Focusing on the Future of Planning Learning Spaces: An LSC Forum

1:30 p.m.- 4:30 p.m.

Sponsored by the Learning Spaces Collaboratory and The George Washington University

Through spring 2016, the LSC sponsored five regional roundtables exploring the future of planning learning spaces. These explorations were sparked by two current realities. First, the growing awareness of academics and architects across the country to evidence that attention to the physical environment for learning is a major step in achieving sustainable transformation of the undergraduate learning environment. Second, and equally important, that the changing context requires a more future-focused approach to planning learning spaces, one that embraces research on how learning happens, recognizes societal calls to action, signals the institutional vision of what it is to be.


Given those realities, roundtable participants began by examining questions driving the planning of current learning spaces (presented in architectural portfolios from participating architects). Through iterative discussions about questions, participants reached a consensus around issues and questions to shape the future of planning learning spaces.

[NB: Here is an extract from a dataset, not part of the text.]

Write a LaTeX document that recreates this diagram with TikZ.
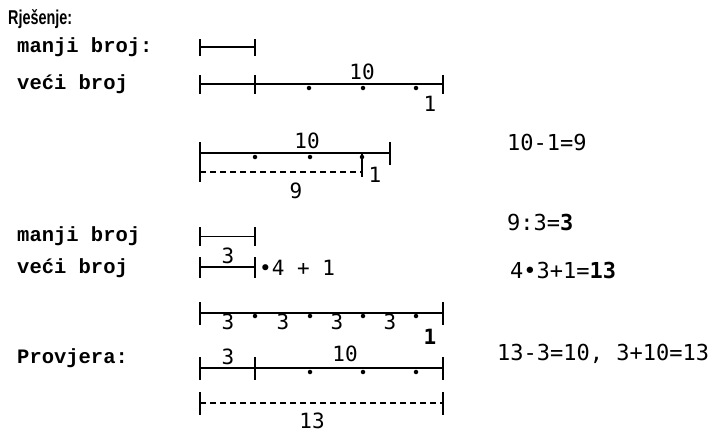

This LSC forum at The George Washington University was an opportunity to engage a broader community of stakeholders in examining what we’ve learned and in exploring the future—considering contextual questions and issues from the roundtables.

The forum is designed as an opportunity to share the roundtable experience—questions examined and explored, sharing stories from the field, making all voices heard in shaping the future of planning learning spaces—learning spaces of all types, formal and informal, serving all disciplinary communities.

Four key planning themes will be addressed, focusing: on the future; on planning; on learning; and on learning spaces. Roundtable participants and other national leaders will facilitate these discussions.

A resource book will be distributed prior to the forum. It will include summaries from the roundtables, materials from national reports about societal expectations of what undergraduates are to become, be prepared to do upon graduation.